One of the prizes on my wall of Movie Memorabilia is a Frazetta lithograph of a bear {I like to think of it as Hibbs, the bear with 2 shadows, on a bad day} signed by the artist himself.


{The Frank Frazetta Estate owns all rights to Frank Frazetta's sketchbook.}


  1. Now I'm gonna have to go find Lord of Light. After Mythology, after LOTR and Narnia, I'd say the Thomas Covenant Chronicles by Stephan R Donaldson. Thomas Covenant captured my heart like no one had. He was pathetic but tried to be so much more and he succeeded-in another world. He was the first character I mourned. I couldn't believe what Donaldson did to him. Terry Brooks, then the Dragonlance Series. My favorite characters were Raistlin, the cruel dark mage, and Tass the Kinder. Koontz's Einstein showed me that real intelligence existed anywhere, we just need to be able to see and hear. I love the doomed hero who fights evil against impossible odds. Koontz taught me that sometimes they win. Sometimes they don't-but they have hope. Ideals like honor and integrity capture me-I grew up with deceit and betrayal. War-because no one fought for me-I fight for those who cannot. Shield-because I've learned that I will survive. *I kept going and had to delete and stop. You tend to draw out of me...your words are magic that ensnare and compel. I'm gonna also have to do a post about characteristics of my favorite characters and why.

    I hope you got some rest and that your eye is all better. Please forgive the rambling reply...

  2. Gosh - thanks for the insight into Frank Frazetta's artwork and snippets of his life! And I love the quotes from Roger Zelazny - especially the one about libraries being walls of words - that is just so apt.

    Thanks for sharing what inspires you to the written work - I remember reading Beau Geste and thinking what a hero - the kind I'd love to be able to write about!

    Take care

  3. Sigh. Lovecraft. For me, the elements that drew me in were horror, darkness, the grotesque. Never caught me without a Stephen King, a Lovecraft, a Peter Straub, and (before I tired of her story-destroying long-winded-ness) Anne Rice. And every time I pick up a new book, what draws me back in are those same elements, that atmosphere, that moodiness, that darkness. Sigh.

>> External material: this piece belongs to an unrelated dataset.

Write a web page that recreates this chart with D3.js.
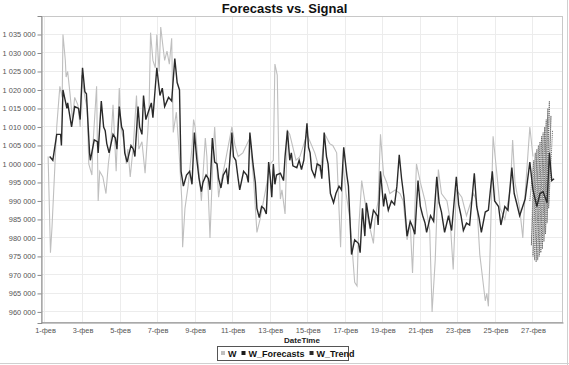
<!DOCTYPE html>
<html><head><meta charset="utf-8">
<script src="https://cdn.jsdelivr.net/npm/d3@7"></script>
<style>
html,body{margin:0;padding:0;background:#fff;}
svg{display:block;font-family:"Liberation Sans",Arial,sans-serif;}
</style></head>
<body>
<svg id="chart" width="569" height="365"></svg>
<script>
// ---- data (hours since 1 Feb 00:00, values in thousands) ----
const title = "Forecasts vs. Signal";
const xTitle = "DateTime";
const seriesNames = ["W", "W_Forecasts", "W_Trend"];
const xTickDays = [1,3,5,7,9,11,13,15,17,19,21,23,25,27];
const xTickLabels = ["1-фев","3-фев","5-фев","7-фев","9-фев","11-фев","13-фев","15-фев","17-фев","19-фев","21-фев","23-фев","25-фев","27-фев"];
const yTicks = [960000,965000,970000,975000,980000,985000,990000,995000,1000000,1005000,1010000,1015000,1020000,1025000,1030000,1035000];

const wHours = [4,7,9,15,19,22,23,26,27,29,32,35,38,42,45,47,51,54,56,60,61,66,68,70,74,78,81,84,87,91,95,97,101,104,106,109,113,117,120,124,128,130,133,135,138,141,143,146,148,151,153,156,159,162,164,168,171,175,176,179,183,188,190,192,196,200,205,207,211,215,217,222,224,230,239,243,247,253,262,267,271,275,283,288,292,294,297,299,301,303,307,310,313,321,326,335,339,345,349,352,358,364,368,373,378,381,385,390,396,399,401,405,409,413,420,422,426,429,433,437,441,448,454,458,463,467,470,475,480,486,492,495,499,503,507,514,518,522,526,533,539,548,552,556,563,565,567,569,573,578,582,588,595,598,601,607,611,614,620,624];
const wValues = [1002,976,983,1010,1021,1018,1035,1028,1023.5,1025,1019,1012,1018,1016,1010,1024,1018,1015,1000,997,1004,1021,990,998,996.5,992,1000,1005,1016,998,1020.5,1010,1006,1000,1004,996.5,1005,1018.5,1004,1006,997.5,1004,1014,1035.5,1028,1026,1035,1025,1037,1031.5,1028,1030.5,1027,1034,1008.5,1014,1005,990,977.5,988,994,1004.5,1012,1010,1000,990,1007,1002,980,1003,1010,991,994,1000,1010,1005,1002,1003,1007,995,981.5,985,994,1000,1001,1027,1024,1001,990.5,993,986.5,1009,1008,1001,1002,1008,1006,1003,1000,998,1008,1005.5,1005,1003,977.5,1000,992,985,968,967,982,995.5,990,985,978.5,985,990,1008,997,995,992,993,992,990,979.5,984,970.5,1000,995,990,982,960,974,998.5,992,990,985,971.5,993,991,986,992,990,975.5,963,965,961.5,975,1007.5,997,988,985,993,1006.5,995,988,980,992,1010,1002];

const trendHours = [6,10,15,20,21,23,28,29,34,38,43,45,48,51,53,57,58,63,67,68,72,75,77,79,82,87,90,92,95,98,100,102,105,110,113,115,119,121,124,126,129,132,136,138,143,147,150,153,158,162,166,169,172,174,177,181,185,188,191,194,197,200,202,206,209,211,214,217,220,222,225,228,232,234,239,241,244,247,249,254,258,260,262,266,269,271,274,277,280,283,286,288,290,292,294,296,301,305,307,310,313,315,317,322,325,328,331,335,337,339,341,345,348,352,354,357,360,362,365,369,372,376,379,382,386,388,392,396,401,403,406,409,411,416,420,425,426,429,433,435,439,443,447,450,453,456,459,463,467,470,473,477,480,483,486,488,493,497,501,504,507,511,516,520,526,529,532,535,539,543,549,552,555,558,563,567,572,575,580,583,588,592,597,600,603,607,614,620,624,629,633,637,642,645,648,651];
const trendValues = [1002,1001,1008,1008,1005,1020,1015,1016.5,1010,1015.5,1015,1012,1026,1019.5,1019,1003,1001,1006.5,1006,1003,1017,1010,1009,1005.5,1003,1008,1007,1004,1015.5,1010,1009,1003,1000.5,1005,1004,1002,1015.5,1010,1008,1018.5,1012,1014,1016.5,1012.5,1026,1018.5,1020.5,1015.5,1018,1017,1028.5,1022,1020,998,994,997,998,994.5,1008.5,1001.5,996,992.5,995,997,996,993,1007,1000.5,1000,996,993.5,997,998.5,994.5,1008.5,1002,1001,996,993,998,997,995,1008.5,1000,995,988,985.5,988.5,988,986.5,1000.5,996.5,991,1000,994.5,997,997.5,995.5,1002,1009,1001,1003,999.5,999,1001,998.5,1001,1011,1004.5,1003,998.5,996.5,1000,999.5,996,1008.5,1002,1000,992,989.5,992,994,993,1004.5,997,994,975.5,979.5,978.5,976,988,980.5,989.5,982.5,987.5,986,983.5,998,988.5,992,987.5,990,989,994,1002.5,996,991,980.5,984.5,983,981,995.5,988.5,986,984,981.5,986,984.5,996.5,989.5,987,981.5,986,982,996.5,989,986,982,984,983.5,997.5,988.5,985.5,981.5,987,987.5,998,990,988.5,983.5,988.5,987.5,999,992,989.5,986,990.5,1000.5,993,988.5,992,992.5,989.5,1003,995.5,996];

// forecast series: multi-step forecasts, each low at an origin hour and the high a few hours ahead
const fcHours = [620,625,622,627,624,629,626,631,628,633,630,635,632,637,634,639,636,641,638,643,640,645,642,647,644,649];
const fcValues = [990,1001,978,1003,975,1004,974,1005,973.5,1006,974,1007.5,975,1008.5,976,1010,977,1012,979,1015,981,1017,984,1013,988,1009];

// ---- drawing ----
const svg = d3.select("#chart");
const W = 569, H = 365;
const plot = {left: 41, right: 563, top: 16, bottom: 323};
const t0 = new Date(2013, 1, 1, 0, 0, 0);
const toDate = h => new Date(t0.getTime() + h * 3600000);

const x = d3.scaleTime().domain([toDate(-5.1), toDate(662.4)]).range([plot.left, plot.right]);
const y = d3.scaleLinear().domain([957000, 1040000]).range([plot.bottom, plot.top]);

const loc = d3.formatLocale({decimal: ",", thousands: " ", grouping: [3], currency: ["", ""]});
const fmt = loc.format(",d");

svg.append("rect").attr("width", W).attr("height", H).attr("fill", "#fff");

// grid
const tickDates = xTickDays.map(d => toDate((d - 1) * 24));
svg.append("g").selectAll("line").data(tickDates).join("line")
  .attr("x1", d => x(d)).attr("x2", d => x(d))
  .attr("y1", plot.top).attr("y2", plot.bottom)
  .attr("stroke", "#ececec").attr("stroke-width", 1).attr("shape-rendering", "crispEdges");
svg.append("g").selectAll("line").data(yTicks).join("line")
  .attr("x1", plot.left).attr("x2", plot.right)
  .attr("y1", d => y(d)).attr("y2", d => y(d))
  .attr("stroke", "#ececec").attr("stroke-width", 1).attr("shape-rendering", "crispEdges");

// series
const k = 1000;
const wData = wHours.map((h, i) => [toDate(h), wValues[i] * k]);
const trData = trendHours.map((h, i) => [toDate(h), trendValues[i] * k]);
const fcData = fcHours.map((h, i) => [toDate(h), fcValues[i] * k]);

const line = d3.line().x(d => x(d[0])).y(d => y(d[1]));

svg.append("path").datum(wData).attr("d", line)
  .attr("fill", "none").attr("stroke", "#bfbfbf").attr("stroke-width", 1.1);
svg.append("path").datum(fcData).attr("d", line)
  .attr("fill", "none").attr("stroke", "#555").attr("stroke-width", 0.8)
  .attr("stroke-dasharray", "1.2,0.9");
svg.append("path").datum(trData).attr("d", line)
  .attr("fill", "none").attr("stroke", "#2a2a2a").attr("stroke-width", 1.4);

// plot border
svg.append("rect").attr("x", plot.left + 0.5).attr("y", plot.top + 0.5)
  .attr("width", plot.right - plot.left - 1).attr("height", plot.bottom - plot.top - 1)
  .attr("fill", "none").attr("stroke", "#c8c8c8");

// y axis
const yAxis = d3.axisLeft(y).tickValues(yTicks).tickFormat(fmt).tickSize(4).tickPadding(2);
const gy = svg.append("g").attr("transform", `translate(${plot.left + 0.5},0)`).call(yAxis);
gy.select(".domain").attr("stroke", "#8a8a8a");
gy.selectAll(".tick line").attr("stroke", "#8a8a8a");
gy.selectAll("text").attr("fill", "#555").style("font-size", "7.4px")
  .style("font-family", "'Liberation Sans',Arial,sans-serif");

// x axis
const xAxis = d3.axisBottom(x).tickValues(tickDates)
  .tickFormat((d, i) => xTickLabels[i]).tickSize(0).tickPadding(5);
const gx = svg.append("g").attr("transform", `translate(0,${plot.bottom - 0.5})`).call(xAxis);
gx.select(".domain").attr("stroke", "#8a8a8a");
gx.selectAll("text").attr("fill", "#555").style("font-size", "7.4px")
  .style("font-family", "'Liberation Sans',Arial,sans-serif");

// titles
svg.append("text").attr("x", 284.5).attr("y", 13).attr("text-anchor", "middle")
  .style("font-size", "13px").style("font-weight", "bold").attr("fill", "#111").text(title);
svg.append("text").attr("x", (plot.left + plot.right) / 2).attr("y", 343).attr("text-anchor", "middle")
  .style("font-size", "8px").style("font-weight", "bold").attr("fill", "#222").text(xTitle);

// legend
const legColors = ["#bfbfbf", "#1a1a1a", "#2a2a2a"];
const lg = svg.append("g");
lg.append("rect").attr("x", 217.5).attr("y", 346.5).attr("width", 131).attr("height", 14)
  .attr("fill", "#fff").attr("stroke", "#555");
let lx = 221;
seriesNames.forEach((n, i) => {
  lg.append("rect").attr("x", lx).attr("y", 351).attr("width", 4).attr("height", 4).attr("fill", legColors[i]);
  const tx = lg.append("text").attr("x", lx + 7).attr("y", 357)
    .style("font-size", "9px").style("font-weight", "bold").attr("fill", "#111").text(n);
  lx += 7 + tx.node().getComputedTextLength() + 5;
});

// outer frame edges
svg.append("line").attr("x1", 567.5).attr("x2", 567.5).attr("y1", 0).attr("y2", H).attr("stroke", "#d0d0d0");
svg.append("line").attr("x1", 0).attr("x2", W).attr("y1", 363.5).attr("y2", 363.5).attr("stroke", "#d0d0d0");
</script>
</body></html>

  4. Again, I bow to your mastery of the written word. Sigh. Oh that I could reach back in to the dark recesses of a mind that holds close its memories. In time. Thank you for sharing yours and for the questions that would unlock mine.

    Frazetta. Wow.

    that rebel with a blog

  5. Frank Frazetta and Luis Royo are two of my favorite artists. I used to buy Heavy Metal magazine for the amazing artwork more than the stories contained within, although there were some stories which were pretty good as well. There is a website I visit often than has probably thousands of collected works by these artists and greats like Alan Lee. It is devoted to fantasy and science fiction art, and I can lose hours of my life there as I travel around in beauty.

    I'm thinking you haven't noticed, but you need to read my latest blog. I have something for you.

  6. I read anything and everything as a child, but what sparked my imagination and eventual desire to write was the Chronicles of Narnia, Watership Down, and The White Dragon - all with elements of fantasy or science fiction. It was a world I could only see in my mind that spured my writing.
    And sci-fi artwork inspires me as well.

  7. Revealing influences on your work Roland. You learned your writing lessons well.

    Though I don't write fantasy - yet, I'm still debating it - Stephen R Donaldson, Terry Brooks, Anne McCaffrey, Jack Chalker, are all some of my earliest reading experiences, and drew me to the love of swords, sorcery, and beautiful other worlds.

    You've put me in a nostalgic mood . .

    I hope you are feeling better after your hectic courier runs. Hows the eye - healing without permanent affliction I hope.

    You take care and get some much deserved rest.


  8. Hey, Roland!

    I'm going to add all those books you mentioned onto my TBR list, they all sounded awesome. I remember reading my first Lovecraft story and just being amazed by the atmosphere and darkness that Lovecraft created.

    I'm especially going to add Lord of the Light to my list. It's great to hear what influenced you to be the writer and reader that you are today.

    One of my biggest influences is probably Stephen King, because he taught me that there are scary monsters that can be created from the human imagination, but the scariest of all creatures is a human being.

    Write on!

  9. I can not argue with your genre choices. Most of those caught my attention early on, especially magic, history and things of a sci fi/paranormal order. Add psychology and criminology with a healthy smatter of good old fashioned drama and action and I am sold.

    And what amazing quotes. Someone I should put on my to read list. Thanks Roland.

    ANd I agree with Vatche. King is always a favorite of mine. I just like how he thinks. ANd we are the most dangerous of beasts on this rock, that I am sure.